Ayukawa was a bit more hesitant about the idea. “This often devolves into personal attacks and I don’t think that it’s fair to put […] any of us into a situation where we are going to be personally attacked,” she said. She suggested that instead, each set of faculty councillors create their own Facebook pages that “could be passed down from year to year.”

Extended library hours

VP University Affairs Claire Stewart-Kanigan brought up the discussion of extended library hours, which she had previously brought forward at the last Council meeting.

Engineering Representative Anikke Rioux reported her constituents’ feelings to Council. “A lot of people care more about having the hours than who pays for it,” she said.

Arts and Science Representative Saurin Shah echoed this sentiment, saying that his constituents “would very much like McGill to fund extended hours, [but] if it came down to it they would rather SSMU fund it than not have it at all.”

Publications fee

VP Internal J. Daniel Chaim brought to discussion the funding problems of the Old McGill Yearbook that SSMU publishes every year. “It’s very important that we figure out a sustainable way to fund [the yearbook] for the future, because as it stands right now the SSMU loses over $23,000 a year in the publication of the yearbook,” he said.

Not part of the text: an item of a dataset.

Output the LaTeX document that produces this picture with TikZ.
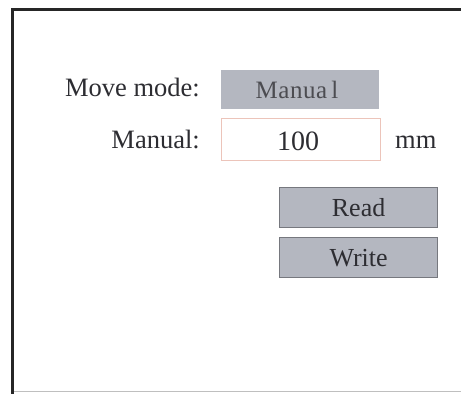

Chaim said that nothing could be changed this year, but suggested the implementation of a publications fee which would also cover “the handbook, the website, and other improvements that we’d like to make in the future in terms of technological publications.” He estimated that the fee would be around $2.50 per semester.

Baraldi spoke in favour of this approach. “Creating a fee opens up possibilities for students for what they want to see in the yearbook, and I definitely also think it should be opt-outable.”

Changes to clubs and services

A motion to amend the Clubs and Services Portfolio By-law Book to allow services to use leftover fees to fund projects was criticized by councillors due to its restrictive nature. The motion stated that services could not use discretionary funding for capital expenditures “whose use and value exceed the timeframe in which the project or event takes place.”

Bradley defended this provision. “I don’t think it’s fair to ask students of today to be funding services that donate to projects of tomorrow,” she said.

The motion passed, along with a motion to create an Ad-hoc Club Hub Committee. The committee is to review the current club structure and make recommendations to Council on changes to this structure by the end of the academic year.